Sen. Dan Coats, R-Ind., was among six Republicans who voted with the Democratic majority in the Senate on Tuesday to advance legislation for extending long-term unemployment benefits.
The Senate voted 60-37 to limit debate on the bill. At least 60 votes were required for the measure to proceed to a final vote, likely this week. Coats said he will vote against the legislation if Senate Majority Leader Harry Reid, D-Nev., prevents senators from offering amendments.
“I can’t support the proposal that was brought before us,” Coats said in a floor speech broadcast by C-SPAN. “But I can support going forward to discuss that proposal, to look at the alternatives, to offer up my own amendments and to see if our thoughts, our ideas, prevail. And I’m hoping that’s what will happen.”
The bill would restore between 14 weeks and 47 weeks of unemployment compensation for 1.3 million Americans who lost them when long-term jobless insurance expired Dec. 28. Benefits average $256 a week for recipients, according to the Associated Press.
The legislation would spend $6.4 billion through March. Coats and other Republicans argued that the cost should be offset by spending cuts elsewhere.
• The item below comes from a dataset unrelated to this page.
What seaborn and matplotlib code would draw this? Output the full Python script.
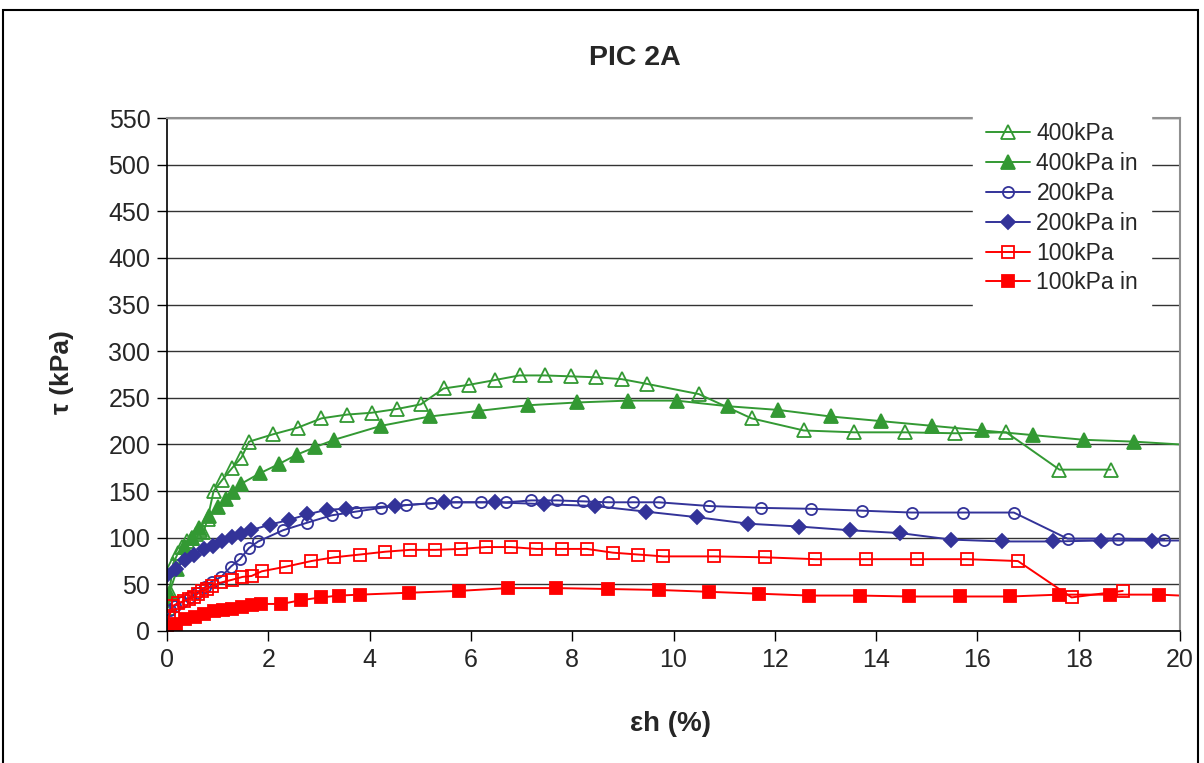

Coats said he favors any of three options: delaying the individual mandate in the Affordable Care Act, which requires people to obtain medical insurance this year; preventing people who receive Social Security disability benefits from also collecting unemployment insurance; and curbing fraudulent claims for child tax credits through better methods of verifying applicants’ identities. Other Republicans who favored advancing the legislation to a final vote were Sens. Rob Portman of Ohio, Kelly Ayotte of New Hampshire, Susan Collins of Maine, Dean Heller of Nevada and Lisa Murkowski of Alaska.
President Barack Obama urged the Senate to approve the jobless benefits extension during a White House speech Tuesday. He said jobless Americans need aid as they hunt for work. In a statement issued shortly after the Senate vote, House Speaker John Boehner, R-Ohio, said he has previously informed the White House that any measure to renew unemployment benefits “should not only be paid for but include something to help put people back to work. To date, the president has offered no such plan. If he does, I’ll be happy to discuss it.”
The Associated Press contributed to this story.